Jamil has been a longtime advocate for body positivity, launching the “I Weigh” account in March last year. The page now has more than 265,000 followers and its bio reads: “Hi I’m @jameelajamilofficial this is my @i_weigh movement for us to feel valuable and see how amazing we are beyond the flesh on our bones 📣.”
The first image on the account was mirror selfie of Jamil with the message: “I weigh: Lovely relationship. Great friends. I laugh every day. I love my job. I make an honest living. I’m financially independent. I speak out for women’s rights. I like my bingo wings.
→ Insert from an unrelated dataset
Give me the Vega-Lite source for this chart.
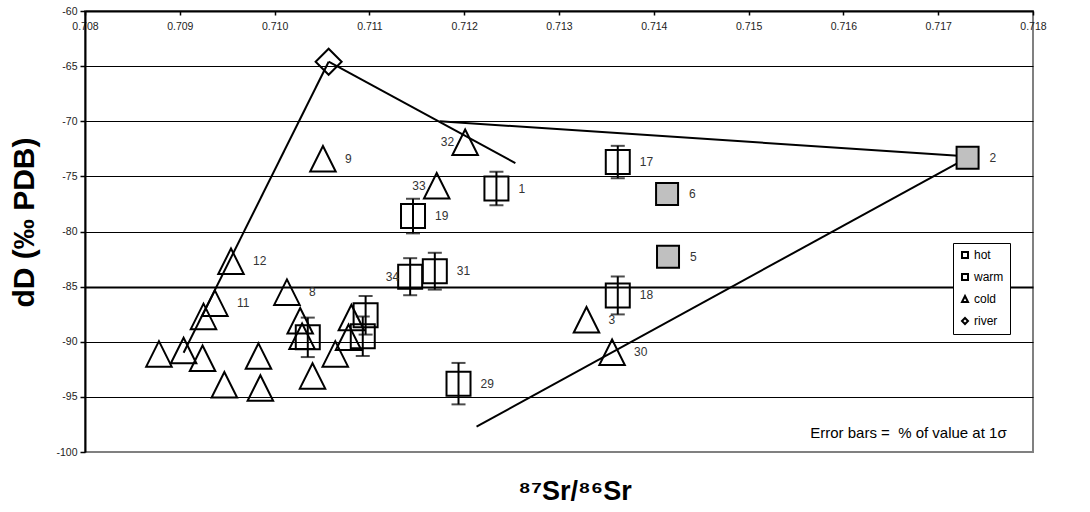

I like myself in spite of EVERYTHING I’ve been taught by the media to hate myself about.”
The 32-year-old’s body positivity platform has gone well past Instagram, too. In a recent essay for BBC, she wrote that airbrushing should be put “in the bin” and suggested that altering images to conform to damaging beauty standards should be illegal because the practice has been “weaponized” against women.
“It exists to sell a fantasy to the consumer that this ‘perfection’ is indeed possible,” she wrote. “If you have yet to achieve this beauty standard, it tells you, you should buy some expensive products immediately, because then you will look like the person in the photo. (But, as I said just a moment ago, you won’t.)”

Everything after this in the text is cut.